The Next Chapter in Document Understanding

Despite the incredible progress, the world of document embeddings is far from solved. Hierarchical embeddings—models that explicitly represent the structure of a document from words to sentences to paragraphs and beyond—are a promising area of research. Capturing this structure could lead to even more nuanced and accurate representations.
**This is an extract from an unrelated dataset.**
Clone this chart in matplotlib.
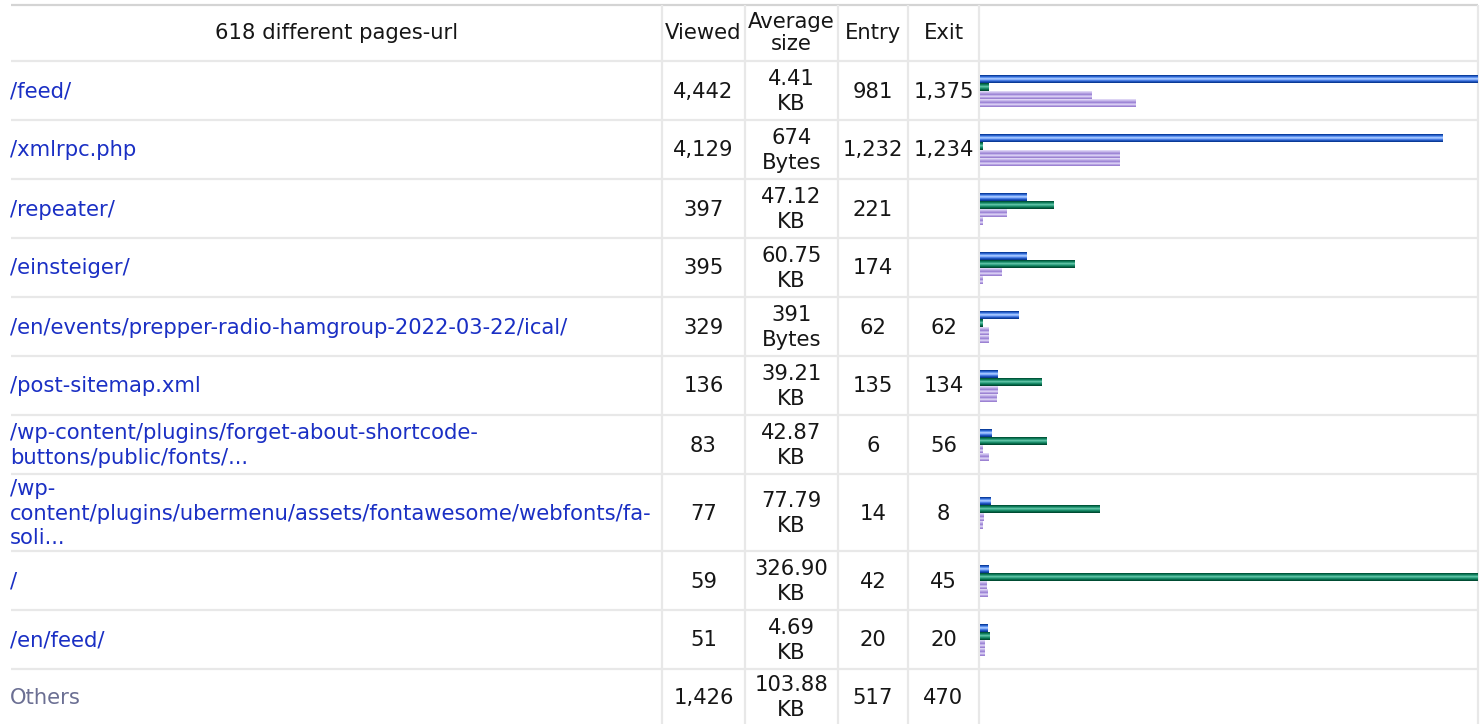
import matplotlib
matplotlib.use("Agg")
import matplotlib.pyplot as plt

# ── data ──────────────────────────────────────────────────────────────────
header_title = "618 different pages-url"
urls = [
    "/feed/",
    "/xmlrpc.php",
    "/repeater/",
    "/einsteiger/",
    "/en/events/prepper-radio-hamgroup-2022-03-22/ical/",
    "/post-sitemap.xml",
    "/wp-content/plugins/forget-about-shortcode-\nbuttons/public/fonts/...",
    "/wp-\ncontent/plugins/ubermenu/assets/fontawesome/webfonts/fa-\nsoli...",
    "/",
    "/en/feed/",
]
viewed = [4442, 4129, 397, 395, 329, 136, 83, 77, 59, 51]
size_kb = [4.41, 674 / 1024, 47.12, 60.75, 391 / 1024, 39.21, 42.87, 77.79, 326.90, 4.69]
size_labels = ["4.41\nKB", "674\nBytes", "47.12\nKB", "60.75\nKB", "391\nBytes",
               "39.21\nKB", "42.87\nKB", "77.79\nKB", "326.90\nKB", "4.69\nKB"]
entry = [981, 1232, 221, 174, 62, 135, 6, 14, 42, 20]
exits = [1375, 1234, 0, 0, 62, 134, 56, 8, 45, 20]

others_label = "Others"
others_viewed = 1426
others_size = "103.88\nKB"
others_entry = 517
others_exit = 470

# ── layout (pixels) ───────────────────────────────────────────────────────
W, H = 1482, 724
row_edges = [5, 61, 120, 179, 238, 297, 356, 415, 474, 551, 610, 669, 724]
col_edges = [11, 662, 745, 838, 908, 979, 1478]
BAR_LEFT, BAR_RIGHT = 979.5, 1478
BAR_H = 8
MIN_PX = 3

FONT = 15.2
LS = 1.26
LINK = "#1a2fc4"
TXT = "#161616"
GRID = "#e8e8e8"

blue = ["#0b3e9e", "#2c62cc", "#6094ee", "#a2c4ff", "#88b0fa", "#4a7de2", "#2054bc", "#0a3a96"]
green = ["#00563a", "#0f7a58", "#2f9d7d", "#5cc0a2", "#3caa8a", "#1a8a68", "#076a4a", "#004c33"]
purple = ["#ddd4f4", "#c8b9ec", "#b09cde", "#9e86d6", "#c2b2ea", "#d8cdf2", "#b6a2e2", "#9c82d2"]


def fmt(v):
    return f"{v:,}" if v else ""


fig = plt.figure(figsize=(W / 100, H / 100), dpi=100)
fig.patch.set_facecolor("white")

ax = fig.add_axes([0, 0, 1, 1])
ax.set_xlim(0, W)
ax.set_ylim(H, 0)
ax.axis("off")

# grid lines
for i, y in enumerate(row_edges[:-1]):
    ax.plot([col_edges[0], col_edges[-1]], [y, y],
            color="#d4d4d4" if i == 0 else GRID, lw=1.6, solid_capstyle="butt")
for x in col_edges[1:]:
    ax.plot([x, x], [row_edges[0], H], color=GRID, lw=1.6, solid_capstyle="butt")

centers = [(a + b) / 2 for a, b in zip(row_edges[:-1], row_edges[1:])]
col_c = [(a + b) / 2 for a, b in zip(col_edges[:-1], col_edges[1:])]

# header
hy = centers[0]
ax.text(col_c[0], hy, header_title, ha="center", va="center", fontsize=FONT, color=TXT)
ax.text(col_c[1], hy, "Viewed", ha="center", va="center", fontsize=FONT, color=TXT)
ax.text(col_c[2], hy, "Average\nsize", ha="center", va="center", fontsize=FONT,
        color=TXT, linespacing=1.15)
ax.text(col_c[3], hy, "Entry", ha="center", va="center", fontsize=FONT, color=TXT)
ax.text(col_c[4], hy, "Exit", ha="center", va="center", fontsize=FONT, color=TXT)

# body rows
for i, url in enumerate(urls):
    cy = centers[i + 1] + 1
    ax.text(col_edges[0] - 1, cy, url, ha="left", va="center", fontsize=FONT,
            color=LINK, linespacing=LS)
    ax.text(col_c[1], cy, fmt(viewed[i]), ha="center", va="center", fontsize=FONT, color=TXT)
    ax.text(col_c[2], cy, size_labels[i], ha="center", va="center", fontsize=FONT,
            color=TXT, linespacing=LS)
    ax.text(col_c[3], cy, fmt(entry[i]), ha="center", va="center", fontsize=FONT, color=TXT)
    ax.text(col_c[4], cy, fmt(exits[i]), ha="center", va="center", fontsize=FONT, color=TXT)

cy = centers[-1] + 1
ax.text(col_edges[0] - 1, cy, others_label, ha="left", va="center", fontsize=FONT, color="#6b6f93")
ax.text(col_c[1], cy, fmt(others_viewed), ha="center", va="center", fontsize=FONT, color=TXT)
ax.text(col_c[2], cy, others_size, ha="center", va="center", fontsize=FONT, color=TXT, linespacing=LS)
ax.text(col_c[3], cy, fmt(others_entry), ha="center", va="center", fontsize=FONT, color=TXT)
ax.text(col_c[4], cy, fmt(others_exit), ha="center", va="center", fontsize=FONT, color=TXT)

# ── bars: viewed / entry / exit share a scale, size has its own ───────────
bw = BAR_RIGHT - BAR_LEFT
axb = fig.add_axes([BAR_LEFT / W, 0, bw / W, 1])
axb.patch.set_alpha(0)
axb.set_ylim(H, 0)
vmax = max(viewed)
pad_v = vmax * MIN_PX / (bw - MIN_PX)
axb.set_xlim(-pad_v, vmax)
axb.axis("off")

axs = axb.twiny()
axs.patch.set_alpha(0)
smax = max(size_kb)
pad_s = smax * MIN_PX / (bw - MIN_PX)
axs.set_xlim(-pad_s, smax)
axs.set_ylim(H, 0)
axs.axis("off")


def striped(a, y_top, value, pad, colors):
    n = len(colors)
    sh = BAR_H / n
    for k, c in enumerate(colors):
        a.barh(y_top + sh * (k + 0.5), value + pad, left=-pad, height=sh * 1.15,
               color=c, linewidth=0, align="center")


for i in range(len(urls)):
    top = centers[i + 1] + 0.5 - 2 * BAR_H
    striped(axb, top, viewed[i], pad_v, blue)
    striped(axs, top + BAR_H, size_kb[i], pad_s, green)
    striped(axb, top + 2 * BAR_H, entry[i], pad_v, purple)
    striped(axb, top + 3 * BAR_H, exits[i], pad_v, purple)

fig.savefig("out.png", dpi=100, facecolor="white")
Another major challenge is multimodality. Real-world documents often contain a mix of text, images, tables, and charts. Models that can jointly embed all of these modalities into a single, coherent representation will be a huge step forward. Finally, as with all large models, there is a constant push for greater efficiency. Distilling the knowledge of these massive document embedding models into smaller, faster, and cheaper versions that can run on less powerful hardware is crucial for making this technology truly ubiquitous. For teams looking to get started without the infrastructure headache, platforms like Sandgarden offer a streamlined way to experiment with and deploy various document embedding strategies, from simple chunking to advanced, fine-tuned models.

Ultimately, the goal is to create representations that are as rich, nuanced, and flexible as our own human understanding of a document. We are not there yet, but the rapid pace of innovation in this field suggests that the librarian who has read every book at once might not be science fiction for much longer.